Where should you put the box?

If you keep your rabbit indoors, place the nesting box in the middle of your rabbit’s play space. This way, it will be easier to check on your baby bunnies.

If you keep your rabbits outdoors, make sure the nesting box is protected from predators but connected to a space where the mother can get food, water, and exercise.

Also read: How To Tell If Rabbit Mating Is Successful?

What Do You Feed a Pregnant Rabbit?

Pregnancy is one of the few times that alfalfa hay and alfalfa pellets are a good choice for feeding your rabbit.

Ordinarily, alfalfa is too rich in calcium and protein for your rabbit’s kidney health. During pregnancy, however, the extra nutrients go to the developing kits.

Add alfalfa to your rabbit’s diet gradually. About 70% of your rabbit’s diet will still need to be timothy hay, and your rabbit will need constant access to fresh water.

Also read: Can You Touch/Handle a Baby Rabbit?

Dealing with Pregnancy Problems in Rabbits

Rabbits usually do not need any help with kindling, the process of giving birth.

Rabbits usually give birth in the early morning. Labor only lasts about 15 minutes.

The mother rabbit will start nursing her young about 24 hours after they are born, feeding them once a day.

There are two problems that can occur when rabbits give birth.


Sometimes the babies just won’t come out. This problem is known as dystocia.

There may be a brownish-green discharge. Contractions may be persistent.

If your rabbit strains to give birth for more than 30 minutes, your veterinarian will have to help her.

Hepatic Lipidosis

The other problem that can come up in rabbits giving birth is hepatic lipidosis.

The mother rabbit usually does not eat for a day or two before going into labor. Then her body starts making milk.

The rabbit’s body releases stored fatty acids from body fat, but the fatty acids in her bloodstream can overwhelm her liver.

When a rabbit that has just given birth is not interested in eating and doesn’t poop, hepatic lipidosis may be the cause. Ask your vet about feeding her with a syringe until she recovers.

Also read: When Can You Separate Baby Rabbits from Mother?

Frequently Asked Questions About Pregnancy and Birth in Rabbits

Q, How can I tell my rabbit is about to give birth?

A. Mother rabbits start pulling out belly fur to create a comfortable lining for their nests four or five days before they give birth. Ideally, you should give your mother rabbit a nesting box, so it can create an enclosed, safe space for their litter.

One or two days before giving birth, the mother rabbit will stop eating.

You still need to make sure that your rabbit has access to hay and water, even if they temporarily stop eating. It is very important for the mother rabbit to have access to food and water as soon as possible after giving birth to avoid potentially fatal stress to its liver.

Q. Why do some mother rabbits eat their young?

A. Mother rabbits sometimes eat a baby bunny, or several baby bunnies, to save the lives of others.

One of the traumatic events I experienced in the third grade with my pet rabbits was a particularly cannibalistic doe.

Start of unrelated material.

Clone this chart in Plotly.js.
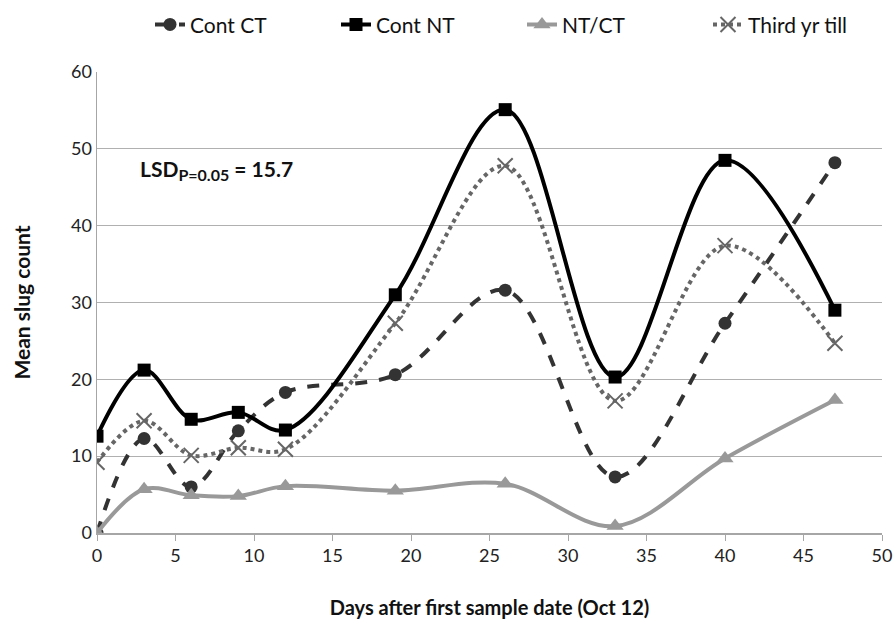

One day, I counted 17 baby bunnies and a very thin mother rabbit in their hutch. When I got home from school, I had no baby bunnies and a mother rabbit with a swollen stomach.

A mother rabbit cannot nurse 17 kits. The maximum is about 12.

On some level, the mother rabbit realized that she could not nurse her litter and both she and her young would starve., so she ate her young. I was very upset, but she had another, smaller litter about six weeks later.

Mother rabbits sometimes also eat kits that are stillborn or die shortly after birth. This way, their bodies do not decay and give away the location of the nest to predators.

Q. Can a pregnant rabbit give me LCMV?

A. LCMV is an abbreviation for lymphocytic choriomeningitis virus. It’s an infection that pet rabbits can get from contact with mice.

The problem with LCMV isn’t when the rabbit is pregnant. It’s when the owner is pregnant.

Human babies exposed to LCMV while still in the womb can experience severe problems with neurological development during the first two years of life. Adults exposed to the virus are not as severely affected.

Pregnant women should not cuddle with pregnant rabbits, or any other rabbits. They should wear gloves when handling anything from the rabbit’s litter box.